We are at a stage in the mutual relationship where to break the negativity in the political diplomatic sphere, sensitivities have to be kept in mind. Pakistan’s general election is over, India’s general election is away, but crucial state elections are on. This is a sensitive time for the ruling dispensation. A major decision in foreign policy would surely not be taken now. Even the acceptance of the corridor by India at this stage surprised many analysts. 

But getting a Khalistan protagonist to attend the ceremony was inappropriate. India’s major concern about the corridor has been about the potential influence by Khalistan separatist leaders on pilgrims who may visit the shrine. This aspect by itself appears to cast a doubt on the eventual success of this initiative.

Was Gen. Bajwa’s presence at the ceremony necessary? Gen. Rawat was nowhere near the Indian ceremony. Our Army kept itself away from it. Since the Indian event preceded the Pakistani event, someone on the Pakistan side did not do his homework. Its officialdom has some very smart people, but my impression gets diluted with the unnecessary presence of their army chief. Bajwa’s presence reinforced the perception that Pakistan army is the key controller. Sending a local commander to attend it would have conveyed a positive message. Someone who is looking to improve a political relationship from a position of relative weakness (in this case in two domains, the economic and international opinion) does have to bother about public perception across the border. 
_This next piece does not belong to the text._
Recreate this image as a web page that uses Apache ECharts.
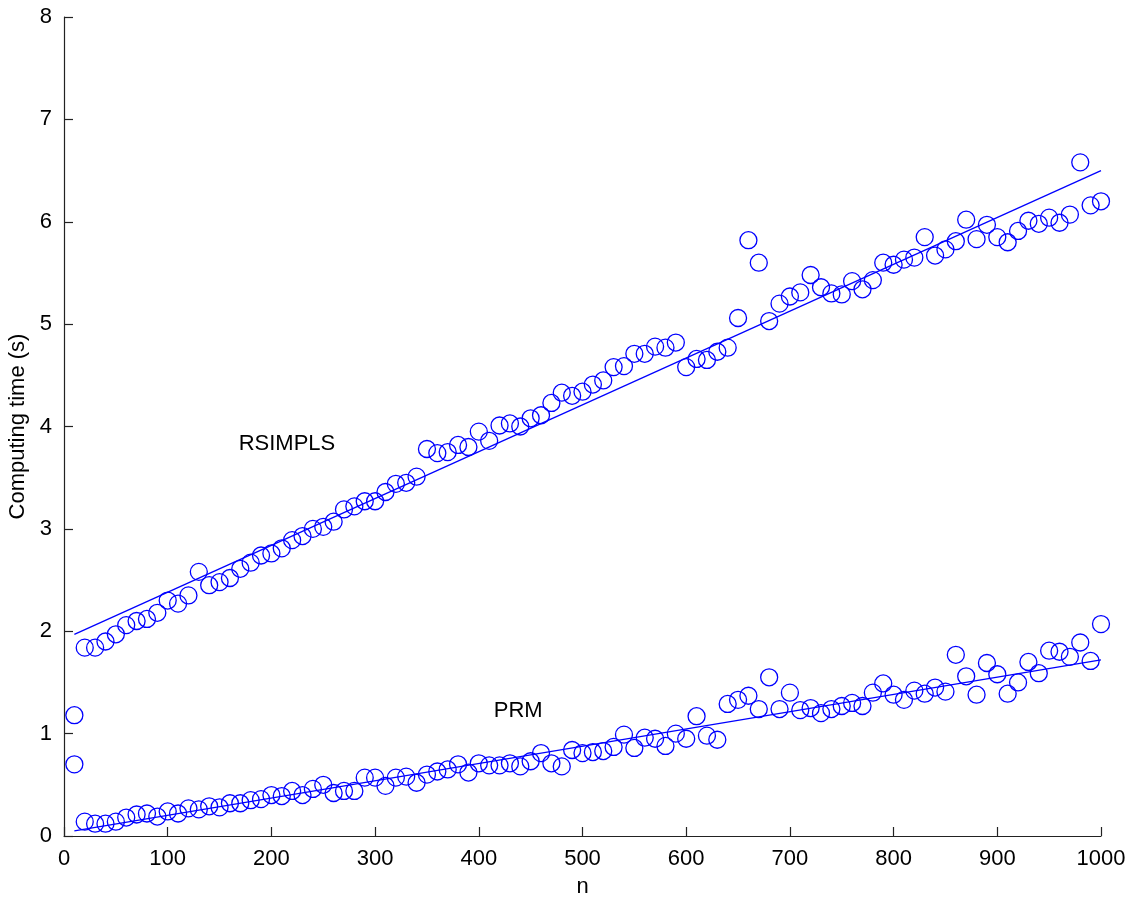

Sidhu is a superb speaker, but it seems he chooses the wrong themes to speak about. He was aware that his Chief Minister was conveying an important strategic message by staying away from the Pakistani event. Very few have actually complimented him for that. He was expressing a national concern without any political baggage. Sidhu could have won brownie points for the nation, for his Chief Minister and himself by conveying to his hosts, in the sweetest way that only he can convey, that India had concerns and addressing those concerns was important in order to make the initiative work. He should have thanked Imran profusely, but also cautioned him appropriately. These are times when political parties come together to play a strategy, as did the BJP and the Congress in 1994. Captain Amarinder Singh’s gesture smacked of the maturity of 1994. Unfortunately, Sidhu’s gesture communicated exactly the opposite.